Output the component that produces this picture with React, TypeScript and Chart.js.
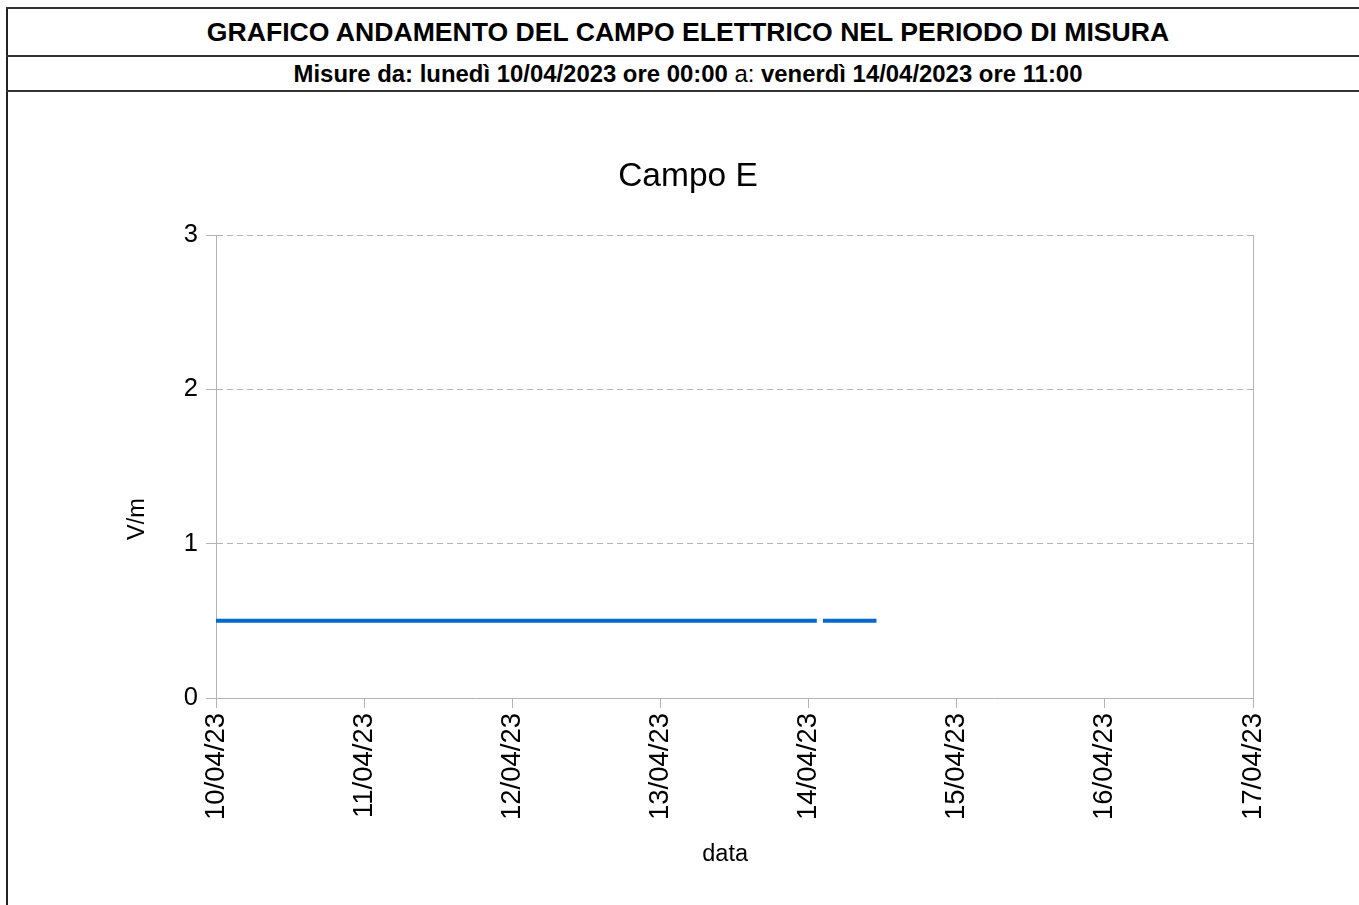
import React, { useEffect, useRef } from "react";
import { Chart, registerables } from "chart.js";

Chart.register(...registerables);

// ---- Data ----
const headerTitle = "GRAFICO ANDAMENTO DEL CAMPO ELETTRICO NEL PERIODO DI MISURA";
const periodStart = "lunedì 10/04/2023 ore 00:00";
const periodEnd = "venerdì 14/04/2023 ore 11:00";
const chartTitle = "Campo E";
const xAxisTitle = "data";
const yAxisTitle = "V/m";

// x tick labels (days starting from 10/04/2023)
const xTickLabels = ["10/04/23", "11/04/23", "12/04/23", "13/04/23", "14/04/23", "15/04/23", "16/04/23", "17/04/23"];
const yTicks = [0, 1, 2, 3];

// measured points (date, hour:minute) and values (null = missing measurement)
const pointDays = [10, 14, 14, 14, 14];
const pointTimes = ["00:00", "01:20", "01:50", "02:20", "11:00"];
const pointValues: (number | null)[] = [0.5, 0.5, null, 0.5, 0.5];

const FONT = "'Liberation Sans', Arial, sans-serif";

function toDayOffset(day: number, time: string): number {
  const [h, m] = time.split(":").map(Number);
  return day - 10 + (h + m / 60) / 24;
}

export default function App() {
  const canvasRef = useRef<HTMLCanvasElement | null>(null);

  useEffect(() => {
    const canvas = canvasRef.current;
    if (!canvas) return;

    const data = pointDays.map((d, i) => ({ x: toDayOffset(d, pointTimes[i]), y: pointValues[i] }));

    const textPlugin = {
      id: "customText",
      afterDraw(chart: any) {
        const { ctx, chartArea } = chart;
        ctx.save();
        // right wall border
        ctx.strokeStyle = "#b3b3b3";
        ctx.lineWidth = 1;
        ctx.beginPath();
        ctx.moveTo(Math.round(chartArea.right) + 0.5, chartArea.top);
        ctx.lineTo(Math.round(chartArea.right) + 0.5, chartArea.bottom);
        ctx.stroke();

        ctx.fillStyle = "#000";
        ctx.textAlign = "center";
        ctx.textBaseline = "middle";
        ctx.font = `33.5px ${FONT}`;
        ctx.fillText(chartTitle, chart.width / 2, chartArea.top - 58);

        ctx.font = `23.5px ${FONT}`;
        ctx.fillText(xAxisTitle, chartArea.left + (chartArea.right - chartArea.left) * 0.491, chartArea.bottom + 157);

        ctx.translate(chartArea.left - 78, chartArea.top + 284);
        ctx.rotate(-Math.PI / 2);
        ctx.fillText(yAxisTitle, 0, 0);
        ctx.restore();
      },
    };

    const chart = new Chart(canvas, {
      type: "line",
      data: {
        datasets: [
          {
            label: chartTitle,
            data: data as any,
            borderColor: "#0468cc",
            borderWidth: 4,
            pointRadius: 0,
            spanGaps: false,
            tension: 0,
          },
        ],
      },
      options: {
        animation: false,
        responsive: false,
        layout: { padding: { left: 0, right: 115, top: 143, bottom: 0 } },
        plugins: {
          legend: { display: false },
          title: { display: false },
          tooltip: { enabled: false },
        },
        scales: {
          x: {
            type: "linear",
            min: 0,
            max: xTickLabels.length - 1,
            afterFit: (axis: any) => {
              axis.height = 207;
            },
            afterBuildTicks: (axis: any) => {
              axis.ticks = xTickLabels.map((_, i) => ({ value: i }));
            },
            ticks: {
              stepSize: 1,
              autoSkip: false,
              minRotation: 90,
              maxRotation: 90,
              padding: 5,
              color: "#000",
              font: { family: FONT, size: 27.5 },
              callback: (v: any) => xTickLabels[Math.round(Number(v))] ?? "",
            },
            grid: {
              drawOnChartArea: false,
              drawTicks: true,
              tickLength: 10,
              color: "#b3b3b3",
              tickColor: "#b3b3b3",
            },
            border: { display: true, color: "#b3b3b3", width: 1 },
          },
          y: {
            min: yTicks[0],
            max: yTicks[yTicks.length - 1],
            afterFit: (axis: any) => {
              axis.width = 208;
            },
            afterBuildTicks: (axis: any) => {
              axis.ticks = yTicks.map((v) => ({ value: v }));
            },
            ticks: {
              stepSize: 1,
              padding: 8,
              color: "#000",
              font: { family: FONT, size: 25.5 },
            },
            grid: {
              color: "#b3b3b3",
              tickColor: "#b3b3b3",
              tickLength: 10,
              drawTicks: true,
            },
            border: { display: true, color: "#b3b3b3", width: 1, dash: [6, 4] },
          },
        },
      },
      plugins: [textPlugin],
    });

    return () => chart.destroy();
  }, []);

  const line = (top: number) => (
    <div style={{ position: "absolute", left: 6, top, width: 1400, height: 2, background: "#333" }} />
  );

  return (
    <div style={{ position: "fixed", inset: 0, overflow: "hidden", background: "#fff", fontFamily: FONT }}>
      <div style={{ position: "absolute", left: 6, top: 7, width: 2, height: 1000, background: "#222" }} />
      {line(7)}
      {line(55)}
      {line(90)}
      <div
        style={{
          position: "absolute",
          left: 8,
          width: 1360,
          top: 9,
          height: 46,
          display: "flex",
          alignItems: "center",
          justifyContent: "center",
          fontWeight: "bold",
          fontSize: 26.6,
          color: "#000",
          whiteSpace: "nowrap",
        }}
      >
        {headerTitle}
      </div>
      <div
        style={{
          position: "absolute",
          left: 8,
          width: 1360,
          top: 57,
          height: 33,
          display: "flex",
          alignItems: "center",
          justifyContent: "center",
          fontSize: 23.9,
          color: "#000",
          whiteSpace: "pre",
        }}
      >
        <b>Misure da: {periodStart}</b>
        <span> a: </span>
        <b>{periodEnd}</b>
      </div>
      <canvas
        ref={canvasRef}
        width={1360}
        height={813}
        style={{ position: "absolute", left: 8, top: 92, width: 1360, height: 813 }}
      />
    </div>
  );
}
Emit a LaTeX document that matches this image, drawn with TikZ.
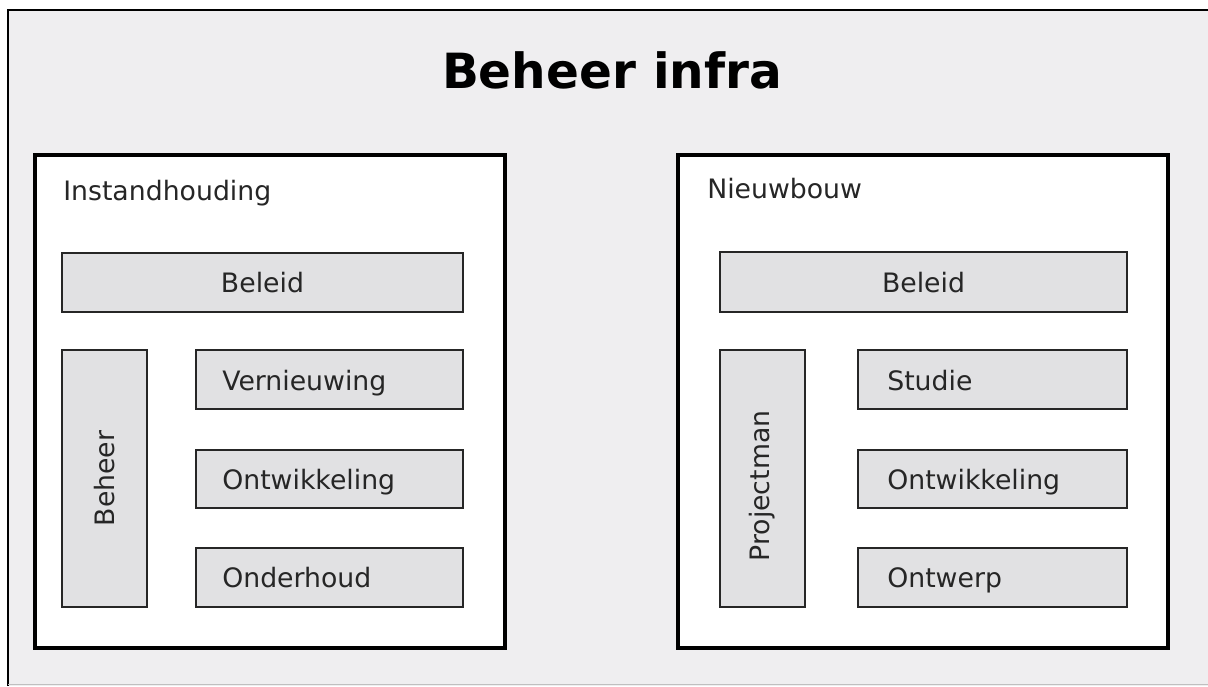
\documentclass[tikz,border=0pt]{standalone}
\usepackage{fontspec}
\setmainfont{DejaVu Sans}
\usepackage{xcolor}
\definecolor{achtergrond}{HTML}{EFEEF0}
\definecolor{blokgrijs}{HTML}{E1E1E3}
\tikzset{
    paneel/.style={line width=2.2pt,fill=white},
    blok/.style={line width=2pt,draw=black!85,fill=blokgrijs},
    tekst/.style={font=\fontsize{19}{23}\selectfont,text=black!85,inner sep=0pt},
}

\begin{document}
\begin{tikzpicture}[x=0.025cm,y=-0.025cm]
    % Define parameters
    \def\bx{196}  % left edge small blocks, left panel
    \def\cx{858}  % left edge small blocks, right panel
    \useasboundingbox (0,0) rectangle (1208,686);

% Frame
    \fill[white] (0,0) rectangle (1208,686);
    \fill[achtergrond] (8,10) rectangle (1208,686);
    \draw[line width=2pt] (8,686) -- (8,10) -- (1208,10);
    \draw[black!25,line width=1pt] (8,684.5) -- (1208,684.5);
    \node[font=\fontsize{34.5}{40}\selectfont\bfseries,inner sep=0pt,anchor=base] (titel) at (612,88) {Beheer infra};

% Instandhouding
\begin{scope}
    \draw[paneel] (35,155) rectangle (505,648);
    \node[tekst,anchor=base west] (instand) at (63,200) {Instandhouding};

    \draw[blok] (62,253) rectangle (463,312);
    \node[tekst,anchor=base] (beleidA) at (262.5,292.5) {Beleid};

    \draw[blok] (62,350) rectangle (147,607);
    \node[tekst,rotate=90] (beheer) at (105,478.5) {Beheer};

    \draw[blok] (\bx,350) rectangle (463,409);
    \node[tekst,anchor=base west] (vern) at (222,390) {Vernieuwing};
    \draw[blok] (\bx,450) rectangle (463,508);
    \node[tekst,anchor=base west] (ontwA) at (222,489) {Ontwikkeling};
    \draw[blok] (\bx,548) rectangle (463,607);
    \node[tekst,anchor=base west] (onderh) at (222,587.5) {Onderhoud};
\end{scope}

% Nieuwbouw
\begin{scope}
    \draw[paneel] (678,155) rectangle (1168,648);
    \node[tekst,anchor=base west] (nieuw) at (707,198) {Nieuwbouw};

    \draw[blok] (720,252) rectangle (1127,312);
    \node[tekst,anchor=base] (beleidB) at (923.5,292) {Beleid};

    \draw[blok] (720,350) rectangle (805,607);
    \node[tekst,rotate=90] (projman) at (762.5,486) {Projectman};

    \draw[blok] (\cx,350) rectangle (1127,409);
    \node[tekst,anchor=base west] (studie) at (887,390) {Studie};
    \draw[blok] (\cx,450) rectangle (1127,508);
    \node[tekst,anchor=base west] (ontwB) at (887,489) {Ontwikkeling};
    \draw[blok] (\cx,548) rectangle (1127,607);
    \node[tekst,anchor=base west] (ontwerp) at (887,587.5) {Ontwerp};
\end{scope}

\end{tikzpicture}
\end{document}
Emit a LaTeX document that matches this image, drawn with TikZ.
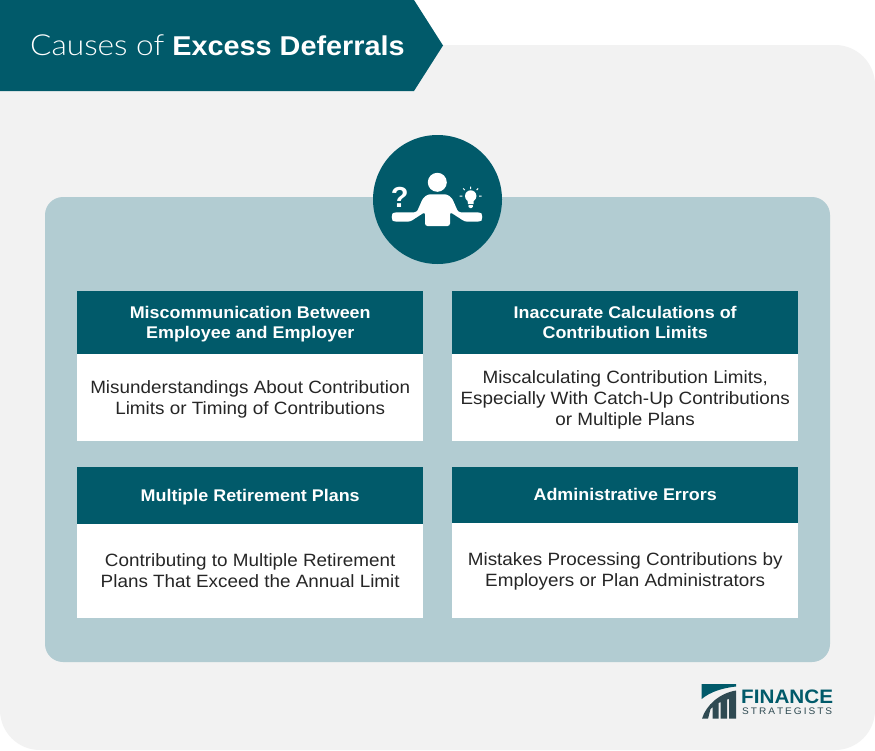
\documentclass[tikz,border=0pt]{standalone}
\usepackage{fontspec}
\setmainfont{Liberation Sans}[FakeStretch=1.06]
\newfontfamily\lightfont{Lato Light}[FakeStretch=1.09]
\newfontfamily\plainfont{Liberation Sans}
\definecolor{teal}{HTML}{015A6A}
\definecolor{panelblue}{HTML}{B2CCD2}
\definecolor{sheetgray}{HTML}{F2F2F2}
\definecolor{logodark}{HTML}{2F4A52}
\tikzset{
  headbox/.style={fill=teal,draw=none,minimum width=346pt,inner sep=0pt,text=white,align=center,font=\fontsize{16.9}{20.4}\selectfont\bfseries},
  bodybox/.style={fill=white,draw=none,minimum width=346pt,inner sep=0pt,text=black!85,align=center,font=\fontsize{17.8}{21}\selectfont},
}
\begin{document}
\begin{tikzpicture}[x=1pt,y=-1pt]
\useasboundingbox (0,0) rectangle (875,750);
\fill[white] (0,0) rectangle (875,750);
\fill[sheetgray,rounded corners=40pt] (0,45) rectangle (875,750);
\fill[panelblue,rounded corners=18pt] (45,197) rectangle (830,662);

% banner
\fill[teal] (0,0) -- (414,0) -- (443,45.5) -- (414,91) -- (0,91) -- cycle;
\node[text=white,anchor=base west,inner sep=0pt,font=\fontsize{27.2}{32}\selectfont] (title) at (30,55.5) {{\lightfont\fontsize{29}{32}\selectfont Causes of} \textbf{Excess Deferrals}};

% icon
\node[circle,fill=teal,minimum size=129pt,inner sep=0pt] (badge) at (437.5,199.5) {};
\fill[white] (437.3,182.3) circle (9.5);
\fill[white,rounded corners=2.5pt] (425,226) -- (425,212) -- (410,221.7) -- (394,221.7)
  -- (391.7,219.5) -- (391.7,214.5) -- (394,212.3) -- (416.7,212.3) -- (423,198) -- (428,194.3) -- (447,194.3)
  -- (452,198) -- (458.3,212.3) -- (480,212.3) -- (482.3,214.5) -- (482.3,219.5) -- (480,221.7) -- (465,221.7)
  -- (450,212) -- (450,226) -- cycle;
\node[text=white,inner sep=0pt,font=\plainfont\fontsize{29}{29}\selectfont\bfseries] (question) at (399.8,197) {?};
\fill[white] (470.7,196) circle (5.7);
\fill[white] (467.5,199) -- (473.9,199) -- (473.5,204) -- (467.9,204) -- cycle;
\fill[white,rounded corners=1pt] (468,205) -- (473.4,205) -- (472.4,208) -- (469,208) -- cycle;
\draw[white,line width=1pt] (470.7,186.5) -- (470.7,189) (479,196) -- (481.7,196) (462.4,196) -- (459.7,196)
  (464.8,190) -- (463.2,188.5) (476.6,190) -- (478.2,188.5);

% boxes
\path (77,291) node[headbox,anchor=north west,minimum height=63pt,text depth=1pt] (missHead) {Miscommunication Between\\Employee and Employer};
\path (77,354) node[bodybox,anchor=north west,minimum height=87pt,text depth=0pt] (missBody) {Misunderstandings About Contribution\\Limits or Timing of Contributions};
\path (452,291) node[headbox,anchor=north west,minimum height=63pt,text depth=1pt] (calcHead) {Inaccurate Calculations of\\Contribution Limits};
\path (452,354) node[bodybox,anchor=north west,minimum height=87pt,text depth=0pt] (calcBody) {Miscalculating Contribution Limits,\\Especially With Catch-Up Contributions\\or Multiple Plans};
\path (77,467) node[headbox,anchor=north west,minimum height=56.5pt,text depth=-1pt] (planHead) {Multiple Retirement Plans};
\path (77,523.5) node[bodybox,anchor=north west,minimum height=94.5pt,text depth=-2pt] (planBody) {Contributing to Multiple Retirement\\Plans That Exceed the Annual Limit};
\path (452,467) node[headbox,anchor=north west,minimum height=55.5pt,text depth=2pt] (adminHead) {Administrative Errors};
\path (452,522.5) node[bodybox,anchor=north west,minimum height=95.5pt,text depth=2pt] (adminBody) {Mistakes Processing Contributions by\\Employers or Plan Administrators};

% logo
\fill[teal] (701.7,684) -- (736,684) -- (736,686.5) .. controls (722,688) and (710,692) .. (701.7,699) -- cycle;
\fill[logodark] (702,718.7) .. controls (706,705) and (720,693) .. (736,690.5) -- (736,718.7) -- (729,718.7) -- (729,699) -- (727,699.5) -- (727,718.7)
  -- (720.5,718.7) -- (720.5,702) -- (718.5,703) -- (718.5,718.7) -- (712.5,718.7) -- (712.5,707) -- (710.5,709) -- (708,718.7) -- cycle;
\node[text=teal,anchor=base west,inner sep=0pt,font=\fontsize{19.5}{23}\selectfont\bfseries] (logoTop) at (741,703.5) {FINANCE};
\node[text=logodark,anchor=base west,inner sep=0pt,font=\fontsize{9.5}{10}\selectfont,text width=90pt,align=justify] (logoBottom) at (742,714) {S\hfill T\hfill R\hfill A\hfill T\hfill E\hfill G\hfill I\hfill S\hfill T\hfill S};
\end{tikzpicture}
\end{document}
***
◆ TASK DESCRIPTION ◆
Leave the pictures out, and restate exactly the lines from the start of the records through the one that contains "Chart.register(...registerables);".

◆ CORRECT RESPONSE ◆
Output the component that produces this picture with React, TypeScript and Chart.js.
import React, { useEffect, useRef } from "react";
import { Chart, registerables } from "chart.js";

Chart.register(...registerables);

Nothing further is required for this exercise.